Given material
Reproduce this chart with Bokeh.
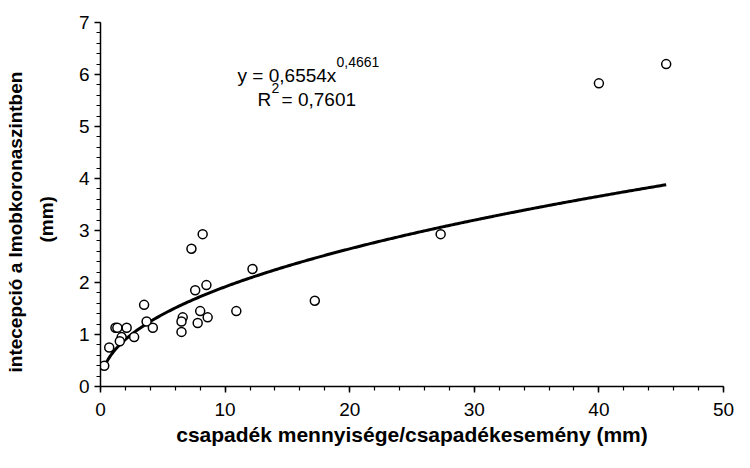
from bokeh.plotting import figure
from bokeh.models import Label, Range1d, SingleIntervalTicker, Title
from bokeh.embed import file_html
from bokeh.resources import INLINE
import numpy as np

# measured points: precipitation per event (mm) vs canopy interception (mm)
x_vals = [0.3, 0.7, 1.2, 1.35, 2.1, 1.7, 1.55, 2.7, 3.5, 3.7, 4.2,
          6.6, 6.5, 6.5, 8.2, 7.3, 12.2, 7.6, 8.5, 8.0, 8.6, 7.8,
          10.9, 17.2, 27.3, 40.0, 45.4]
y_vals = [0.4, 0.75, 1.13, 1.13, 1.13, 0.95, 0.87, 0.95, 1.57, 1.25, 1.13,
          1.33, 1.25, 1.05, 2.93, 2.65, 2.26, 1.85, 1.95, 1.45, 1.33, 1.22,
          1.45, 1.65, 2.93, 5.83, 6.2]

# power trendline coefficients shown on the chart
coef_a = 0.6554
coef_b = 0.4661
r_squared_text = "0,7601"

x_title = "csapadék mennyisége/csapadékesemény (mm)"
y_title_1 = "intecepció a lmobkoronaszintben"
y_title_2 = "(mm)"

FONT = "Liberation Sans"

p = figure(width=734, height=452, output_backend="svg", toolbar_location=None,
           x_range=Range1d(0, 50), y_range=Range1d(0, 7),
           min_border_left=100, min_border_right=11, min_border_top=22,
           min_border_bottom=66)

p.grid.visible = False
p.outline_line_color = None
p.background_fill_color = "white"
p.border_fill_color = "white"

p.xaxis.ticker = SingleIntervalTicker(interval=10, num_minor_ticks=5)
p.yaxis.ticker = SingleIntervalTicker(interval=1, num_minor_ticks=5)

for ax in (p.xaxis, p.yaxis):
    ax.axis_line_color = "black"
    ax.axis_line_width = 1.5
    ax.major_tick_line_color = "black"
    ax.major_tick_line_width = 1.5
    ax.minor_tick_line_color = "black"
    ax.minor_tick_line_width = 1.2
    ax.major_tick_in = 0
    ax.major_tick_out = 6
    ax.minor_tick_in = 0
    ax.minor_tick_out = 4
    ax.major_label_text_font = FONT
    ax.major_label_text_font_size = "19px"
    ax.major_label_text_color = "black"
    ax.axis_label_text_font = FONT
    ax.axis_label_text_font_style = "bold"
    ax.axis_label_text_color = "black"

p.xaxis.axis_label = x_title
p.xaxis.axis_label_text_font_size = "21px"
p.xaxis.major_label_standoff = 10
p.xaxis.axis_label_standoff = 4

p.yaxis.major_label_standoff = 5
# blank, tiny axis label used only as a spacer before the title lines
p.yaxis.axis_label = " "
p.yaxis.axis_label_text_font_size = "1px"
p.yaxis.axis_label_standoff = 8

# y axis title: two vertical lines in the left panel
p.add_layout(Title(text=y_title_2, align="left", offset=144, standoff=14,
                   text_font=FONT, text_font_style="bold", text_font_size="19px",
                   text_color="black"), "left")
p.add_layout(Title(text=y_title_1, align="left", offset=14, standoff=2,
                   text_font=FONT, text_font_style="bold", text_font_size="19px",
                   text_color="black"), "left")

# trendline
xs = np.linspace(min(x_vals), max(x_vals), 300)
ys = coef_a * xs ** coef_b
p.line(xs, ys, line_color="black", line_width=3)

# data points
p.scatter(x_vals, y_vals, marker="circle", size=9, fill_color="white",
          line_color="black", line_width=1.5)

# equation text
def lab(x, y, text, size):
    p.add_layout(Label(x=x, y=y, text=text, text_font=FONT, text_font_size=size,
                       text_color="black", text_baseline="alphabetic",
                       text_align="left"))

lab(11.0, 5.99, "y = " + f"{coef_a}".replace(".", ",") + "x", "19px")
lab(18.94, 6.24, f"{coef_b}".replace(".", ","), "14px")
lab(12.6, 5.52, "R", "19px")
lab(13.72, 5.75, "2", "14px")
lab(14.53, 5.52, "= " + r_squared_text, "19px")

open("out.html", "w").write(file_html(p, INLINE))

Directive
Exactly restate the lines from the beginning of the data through the line with "p.xaxis.axis_label_standoff = 4", and no others, keeping pictures out.

The reply
Reproduce this chart with Bokeh.
from bokeh.plotting import figure
from bokeh.models import Label, Range1d, SingleIntervalTicker, Title
from bokeh.embed import file_html
from bokeh.resources import INLINE
import numpy as np

# measured points: precipitation per event (mm) vs canopy interception (mm)
x_vals = [0.3, 0.7, 1.2, 1.35, 2.1, 1.7, 1.55, 2.7, 3.5, 3.7, 4.2,
          6.6, 6.5, 6.5, 8.2, 7.3, 12.2, 7.6, 8.5, 8.0, 8.6, 7.8,
          10.9, 17.2, 27.3, 40.0, 45.4]
y_vals = [0.4, 0.75, 1.13, 1.13, 1.13, 0.95, 0.87, 0.95, 1.57, 1.25, 1.13,
          1.33, 1.25, 1.05, 2.93, 2.65, 2.26, 1.85, 1.95, 1.45, 1.33, 1.22,
          1.45, 1.65, 2.93, 5.83, 6.2]

# power trendline coefficients shown on the chart
coef_a = 0.6554
coef_b = 0.4661
r_squared_text = "0,7601"

x_title = "csapadék mennyisége/csapadékesemény (mm)"
y_title_1 = "intecepció a lmobkoronaszintben"
y_title_2 = "(mm)"

FONT = "Liberation Sans"

p = figure(width=734, height=452, output_backend="svg", toolbar_location=None,
           x_range=Range1d(0, 50), y_range=Range1d(0, 7),
           min_border_left=100, min_border_right=11, min_border_top=22,
           min_border_bottom=66)

p.grid.visible = False
p.outline_line_color = None
p.background_fill_color = "white"
p.border_fill_color = "white"

p.xaxis.ticker = SingleIntervalTicker(interval=10, num_minor_ticks=5)
p.yaxis.ticker = SingleIntervalTicker(interval=1, num_minor_ticks=5)

for ax in (p.xaxis, p.yaxis):
    ax.axis_line_color = "black"
    ax.axis_line_width = 1.5
    ax.major_tick_line_color = "black"
    ax.major_tick_line_width = 1.5
    ax.minor_tick_line_color = "black"
    ax.minor_tick_line_width = 1.2
    ax.major_tick_in = 0
    ax.major_tick_out = 6
    ax.minor_tick_in = 0
    ax.minor_tick_out = 4
    ax.major_label_text_font = FONT
    ax.major_label_text_font_size = "19px"
    ax.major_label_text_color = "black"
    ax.axis_label_text_font = FONT
    ax.axis_label_text_font_style = "bold"
    ax.axis_label_text_color = "black"

p.xaxis.axis_label = x_title
p.xaxis.axis_label_text_font_size = "21px"
p.xaxis.major_label_standoff = 10
p.xaxis.axis_label_standoff = 4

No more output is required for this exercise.